Kopi TIMES

Gerakan Mahasiswa; Dari Refleksi ke Aksi

Minggu, 16 Oktober 2022 - 01:39 | 127.59k
Mu'min Boli, Aktivis di Pegiat Pendidikan Indonesia (PUNDI).
Mu'min Boli, Aktivis di Pegiat Pendidikan Indonesia (PUNDI).

TIMESINDONESIA, JAKARTA – Setelah hampir 24 tahun masa reformasi, banyak sekali kegalauan dan kegelisahan rakyat terhadap aktivisme gerakan Mahasiswa. Bagaimana tidak? Glorifikasi mahasiswa sebagai agen of change kian hari kian kehilangan kesaktiannya.

Para mahasiswa kini lebih senang dan bangga jadi “intelektual selebriti” yang hadir di ruang-ruang sosial media dan berbicara masalah rakyat. Atau duduk manis di coffeshop modern yang begitu gemerlap membahas masalah bangsa. 

Pada faktanya semua yang mereka bicarakan adalah sesuatu omong-kosong yang jauh dari kenyataan hidup yang diderita rakyat kecil. Inilah mengapa gerakan mahasiswa pasca reformasi selalu mengalami jalan buntu perjuangan sebab mereka jarang hidup dan terlibat advokasi langsung bersama rakyat dalam pedihnya kemiskinan.

Di sisi yang lain, gerakan mahasiswa dalam organisasi kemahasiswaan cenderung tersandera dan dipreteli dengan isu-isu elit yang disetir media massa nasional. Isu-isu populis atau yang berhubungan dengan rakyat jauh dari bidikan.

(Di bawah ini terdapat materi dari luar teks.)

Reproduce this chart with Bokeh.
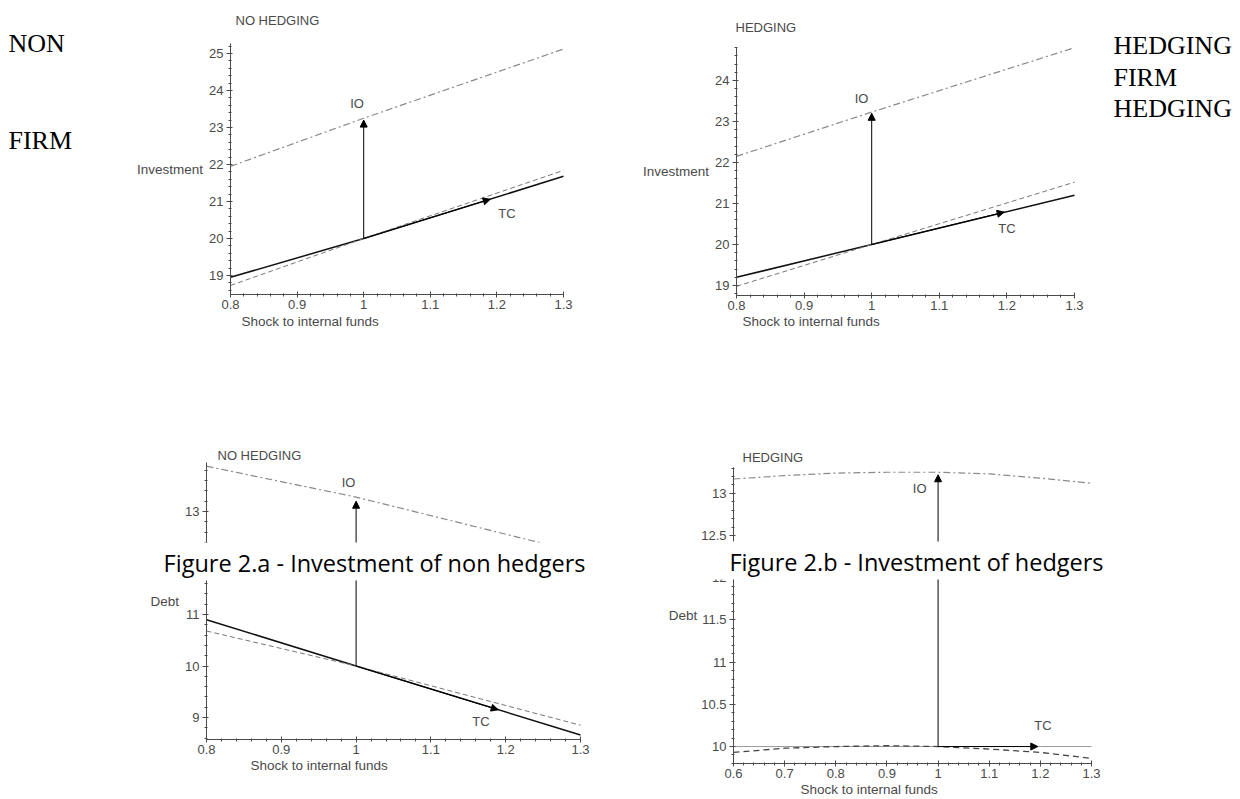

Prestasi bagi mereka adalah ketika berhasil membuat event besar dengan mendatangkan influencer papan atas. Inilah ironi gerakan mahasiswa saat ini. Gerakan mahasiswa kini layaknya event organizer (EO), membuat kegiatan sekadar hura-hura dan jauh dari realitas sejarah heroisme mahasiswa yang selalu tampil dengan gagasan besar dalam merombak tatanan zaman. 

Redefenisi Mahasiswa 

Pramudya Ananta Toer, seorang sastrawan terkenal dari Blora, pernah mengatakan bahwa “Sejarah bangsa adalah sejarah kaum muda. Apabila kaum muda mati rasa maka matilah sejarah bangsa”. Ungkapan ini tentu harus dijadikan sebagai bedil penampar kesadaran para mahasiswa. Terlebih, situasi bangsa hari ini begitu karut-marut dari berbagai sektor (ekonomi, politik, pendidikan, dsb).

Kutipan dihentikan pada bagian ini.